Unless, of course, my sister gives me her designer wedding dress. That one has already been paid for.

12 comments:

Anitalicious said...

OMG! Hilarious! AND topical!

:)

Elspeth said...

It's about the way America insists that all life events must be marketed and budgeted for and expensive to be memorable."

This is a great point. We had a very inexpensive wedding. I'm frugal by nature- inherited it from my dad, I think.

My husband, being blessed with an overload of testosterone, could really care less about the details of our big, small day. He just wanted to get on with being married.

We had a maid of honor, a best man, 2 ushers, and a minister. So there were no bridesmaids for me to torture!

Anonymous said...

This is right in line with my policy to never buy anything that costs more than my house payment.

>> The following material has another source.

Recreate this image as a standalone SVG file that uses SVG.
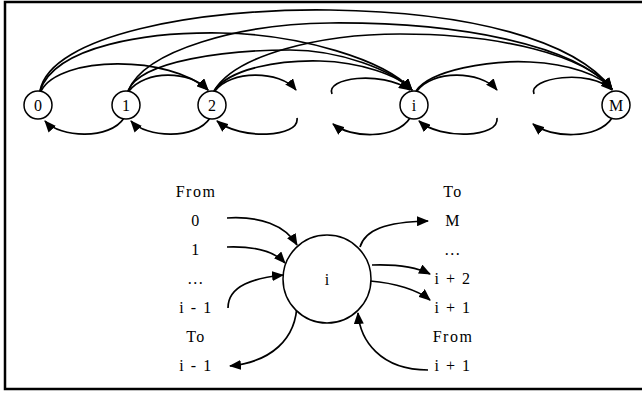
<svg xmlns="http://www.w3.org/2000/svg" width="642" height="394" viewBox="0 0 642 394">
<defs>
<marker id="ah" markerWidth="12" markerHeight="10" refX="11" refY="5" orient="auto" markerUnits="userSpaceOnUse">
<path d="M0,0 L12,5 L0,10 Z" fill="#000"/>
</marker>
<style>
.n{fill:#fff;stroke:#000;stroke-width:1.5}
.t{font-family:"Liberation Serif","DejaVu Serif",serif;font-size:16px;fill:#000;text-anchor:middle}
.l{font-family:"Liberation Serif","DejaVu Serif",serif;font-size:16px;fill:#000;text-anchor:middle;letter-spacing:1.5px}
.e{fill:none;stroke:#000;stroke-width:1.7;marker-end:url(#ah)}
</style>
</defs>
<rect x="0" y="0" width="642" height="394" fill="#fff"/>
<rect x="5" y="2" width="640" height="387" fill="none" stroke="#000" stroke-width="2.5"/>
<g id="edges">
<path class="e" d="M40 91 C50 35,200 8,330 10 C470 12,575 40,612 89"/>
<path class="e" d="M128 91 C145 50,240 24,330 23 C460 22,575 45,612 89"/>
<path class="e" d="M214 91 C235 55,320 34,400 34 C500 34,585 55,612 89"/>
<path class="e" d="M40 91 C55 45,150 32,220 33 C300 34,385 60,412 90"/>
<path class="e" d="M128 91 C140 60,230 50,290 50 C340 50,392 70,412 90"/>
<path class="e" d="M214 91 C230 68,280 60,320 61 C360 62,398 75,412 90"/>
<path class="e" d="M416 91 C430 70,490 60,530 62 C570 64,600 75,612 89"/>
<path class="e" d="M41 91 C60 55,170 55,208 90"/>
<path class="e" d="M129 91 C145 70,190 70,208 90"/>
<path class="e" d="M215 91 C230 70,280 70,296 90"/>
<path class="e" d="M332 94 C325 78,380 70,410 90"/>
<path class="e" d="M417 91 C432 70,480 70,497 90"/>
<path class="e" d="M534 94 C527 78,590 68,612 90"/>
<path class="e" d="M124 118 C110 140,60 138,45 121"/>
<path class="e" d="M210 118 C196 140,146 138,131 121"/>
<path class="e" d="M297 118 C300 138,240 140,217 121"/>
<path class="e" d="M410 118 C396 140,350 138,333 124"/>
<path class="e" d="M497 118 C500 138,440 140,419 121"/>
<path class="e" d="M612 118 C598 140,550 138,533 124"/>
<path class="e" d="M227 218 C260 216,285 225,297 245"/>
<path class="e" d="M227 247 C255 246,275 252,285 263"/>
<path class="e" d="M228 308 C228 285,255 278,283 275"/>
<path class="e" d="M297 302 C297 340,270 362,230 366"/>
<path class="e" d="M360 247 C365 230,385 222,428 221"/>
<path class="e" d="M372 265 C400 264,418 268,430 274"/>
<path class="e" d="M370 281 C395 283,418 290,430 300"/>
<path class="e" d="M428 370 C380 370,360 340,358 313"/>
</g>
<g id="n0"><circle class="n" cx="38" cy="105" r="14"/><text class="t" x="38" y="110.5">0</text></g>
<g id="n1"><circle class="n" cx="126" cy="105" r="14"/><text class="t" x="126" y="110.5">1</text></g>
<g id="n2"><circle class="n" cx="212" cy="105" r="14"/><text class="t" x="212" y="110.5">2</text></g>
<g id="ni"><circle class="n" cx="414" cy="105" r="14"/><text class="t" x="414" y="110.5">i</text></g>
<g id="nM"><circle class="n" cx="616" cy="105" r="14"/><text class="t" x="616" y="110.5">M</text></g>
<g id="big"><circle class="n" cx="327" cy="279" r="44"/><text class="t" x="327" y="284.5">i</text></g>
<g id="left-labels">
<text class="l" x="196" y="197">From</text>
<text class="l" x="196" y="226">0</text>
<text class="l" x="196" y="255">1</text>
<text class="l" x="196" y="284">...</text>
<text class="l" x="196" y="313">i - 1</text>
<text class="l" x="196" y="342">To</text>
<text class="l" x="196" y="371">i - 1</text>
</g>
<g id="right-labels">
<text class="l" x="453" y="197">To</text>
<text class="l" x="453" y="226">M</text>
<text class="l" x="453" y="255">...</text>
<text class="l" x="453" y="284">i + 2</text>
<text class="l" x="453" y="313">i + 1</text>
<text class="l" x="453" y="342">From</text>
<text class="l" x="453" y="371">i + 1</text>
</g>
</svg>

If you and Hapa Boy tie the knot/smash the goblet/make a commitment AND I'm invited, I'll be there. But I must protest cheapish bottles of wine and insist on medium-priced bottles of wine, kay?

I'll help frost the cupcakes. We'll need sprinkles.

Mary said...

Unless you are from Long Island, MOD, it isn't a problem. Ever read Bride's Magazine's "Long Island Wedding"? That's right, back on L.I., they sell this special edition of Bride's Magazine -- it's huge.

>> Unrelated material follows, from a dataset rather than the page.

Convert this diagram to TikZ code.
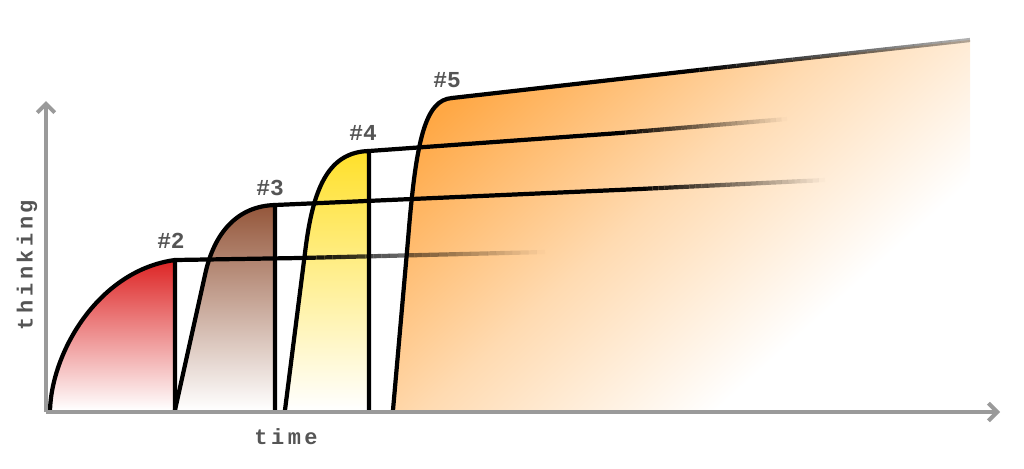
\documentclass[tikz,border=0pt]{standalone}
\usepackage{fontspec}
\usetikzlibrary{arrows.meta,calc}
\newfontfamily\axisfont[LetterSpace=16]{Liberation Mono}
\newfontfamily\labelfont{Liberation Mono}
\definecolor{axisgray}{HTML}{9A9A9A}
\definecolor{txtgray}{HTML}{555555}
\definecolor{cred}{HTML}{DD2424}
\definecolor{cbrown}{HTML}{94563A}
\definecolor{cyellow}{HTML}{FFE02A}
\definecolor{corange}{HTML}{FFA845}
\colorlet{corangemid}{corange!42!white}
\pgfdeclarehorizontalshading{orangefade}{100bp}{color(0bp)=(corange); color(35bp)=(corange); color(50bp)=(corangemid); color(64bp)=(white); color(100bp)=(white)}
\tikzset{
  outline/.style={draw=black, line width=2.4pt, line join=round, line cap=round},
  axisline/.style={draw=axisgray, line width=2.3pt, -{Straight Barb[length=5pt,width=10pt,line width=2.3pt]}},
  axislbl/.style={font=\axisfont\bfseries\fontsize{12.5}{14}\selectfont, text=txtgray, inner sep=0pt},
  numlbl/.style={font=\labelfont\bfseries\fontsize{13}{15}\selectfont, text=txtgray, inner sep=0pt},
}
\newcommand\fadeseg[3]{% from #1 to #2, opacity going from 1 to #3
  \foreach \i in {0,...,29}{%
    \pgfmathsetmacro\ta{\i/30}%
    \pgfmathsetmacro\tb{(\i+1)/30}%
    \pgfmathsetmacro\op{1-(1-#3)*(\i+0.5)/30}%
    \draw[line width=2.4pt, line cap=butt, opacity=\op] ($(#1)!\ta!(#2)$) -- ($(#1)!\tb!(#2)$);
  }}
\begin{document}
\begin{tikzpicture}[x=0.02cm, y=-0.02cm]
\useasboundingbox (0,0) rectangle (1024,468);

% key coordinates
\coordinate (O) at (46,412);
\coordinate (xend) at (1000,412);
\coordinate (yend) at (46,101);

\coordinate (s1) at (50,410);   \coordinate (t1) at (175,260);  \coordinate (b1) at (175,410);
\coordinate (s2) at (175,410);  \coordinate (a2) at (205,275);  \coordinate (t2) at (275,205); \coordinate (b2) at (275,410);
\coordinate (s3) at (285,410);  \coordinate (a3) at (306,245);  \coordinate (t3) at (369,151); \coordinate (b3) at (369,410);
\coordinate (s4) at (393,410);  \coordinate (a4) at (408,240);  \coordinate (t4) at (452,98);
\coordinate (e4) at (970,40);   \coordinate (f4) at (970,410);

% fade points of the continuing lines
\coordinate (m1) at (300,258);  \coordinate (n1) at (545,252);
\coordinate (m2) at (640,189);  \coordinate (n2) at (825,180);
\coordinate (m3) at (620,133);  \coordinate (n3) at (787,119);
\coordinate (m4) at (690,71);

% shape 5 fill
\begin{scope}
  \clip (s4) -- (a4) .. controls (416,140) and (425,100) .. (t4) -- (e4) -- (f4) -- cycle;
  \shade[shading=orangefade, shading angle=-48] (290,-135) rectangle (990,565);
\end{scope}

% shapes 1-3 fills
\shade[top color=cred, bottom color=white] (s1) .. controls (52,350) and (100,270) .. (t1) -- (b1) -- cycle;
\shade[top color=cbrown, bottom color=white] (s2) -- (a2) .. controls (214,232) and (238,206) .. (t2) -- (b2) -- cycle;
\shade[top color=cyellow, bottom color=white] (s3) -- (a3) .. controls (314,185) and (330,152) .. (t3) -- (b3) -- cycle;

% continuing lines
\draw[line width=2.4pt] (t1) -- (m1);
\fadeseg{m1}{n1}{0}
\draw[line width=2.4pt] (t2) -- (m2);
\fadeseg{m2}{n2}{0}
\draw[line width=2.4pt] (t3) -- (m3);
\fadeseg{m3}{n3}{0}
\draw[line width=2.4pt] (t4) -- (m4);
\fadeseg{m4}{e4}{0.3}

% outlines
\draw[outline] (s1) .. controls (52,350) and (100,270) .. (t1) -- (b1);
\draw[outline] (s2) -- (a2) .. controls (214,232) and (238,206) .. (t2) -- (b2);
\draw[outline] (s3) -- (a3) .. controls (314,185) and (330,152) .. (t3) -- (b3);
\draw[outline] (s4) -- (a4) .. controls (416,140) and (425,100) .. (t4);

% axes
\draw[axisline] (O) -- (xend);
\draw[axisline] (O) -- (yend);

% labels
\node[numlbl] (l2) at (171,241) {\#2};
\node[numlbl] (l3) at (270,188) {\#3};
\node[numlbl] (l4) at (363,133) {\#4};
\node[numlbl] (l5) at (447,80) {\#5};
\node[axislbl, rotate=90] (ylab) at (27,265) {thinking};
\node[axislbl] (xlab) at (286,437) {time};
\end{tikzpicture}
\end{document}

When I moved away from L.I., I was surprised when I was invited to weddings that had nothing but punch and cake and those little mints and a few peanuts! A little offended, too, until I realized it made MUCH more sense than our Long Island extravaganzas!

Now, on L.I., they include a cruise for the bridal couple, and the bridesmaids and ushers! Or, sometimes they take a bunch of people down to the Bahamas on a cruise and get married down there!

It's incredible!

I'd buy a nice off-white suit that I could wear over and over again, if I had it to do over.

My father was given $1,200 by my mother, back in 1970, to pay for my wedding (not a bad sum, in those days), and he tried to do everything as cheaply as possible, so he could pocket the rest of the money! The stinker!

aimai said...

Mother of dog I thought you'd be interested to know I found a really, really, interesting post christian blog by two refusenik mothers from the "quiverful" movement. It makes fascinating reading as a companion to little miss thing's blog at cedar generation. You can find it by going and reading the essay at Salon about the Quiverful movement and also here:

http://2spb.blogspot.com/

Misty Smith said...

I am so sorry if I singled you out at the other blog. I probably offended you, and want to apologize.

I am sorry if I offended.

Will you forgive me?

Weddings are quite the fiasco aren't they?

Mother of Dog said...

You didn't offend me, Misty. I wouldn't worry about it! I'm a free speech gal - very little in that area offends me. ;)

authenticallyme said...

I had a very cheap wedding too. no alcohol, no Dj, borrowed dress. no honeymoon. 17 years later, STILL no honeymoon. I was robbed!

I also had a pee yellow bridesmaid dress. I think it was 1979 or something. haha. I was 11, maybe. I think the pee-yellow dress cost more than my whole bridal gettup.

I tell people save the money for a decent house, or some other investment.

Anitalicious said...

I caught both an episode of Say Yes to the Dress AND Bulging Brides this weekend. Jesus H!

Mother of Dog said...

There's a show called....Bulging Brides? *Closes eyes and rubs temples*

Anonymous said...

I'm sorry. I tried not to ask this question, but I must. In Bulging Brides, what's bulging? No, no, forget I asked.

A. said...

New reader :) Those bridal shows really lure me in - not only am I single, but I also have zero desire for wedding "colors" or a white dress. I'm just fascinated by it all. When the fascination wears off, I'm saddened - spending so much time, money, and effort planning for a wedding, so little planning for the marriage.

I highly recommend Amazing Wedding Cakes, if only to watch Laurie work (though the others are incredibly talented, too.)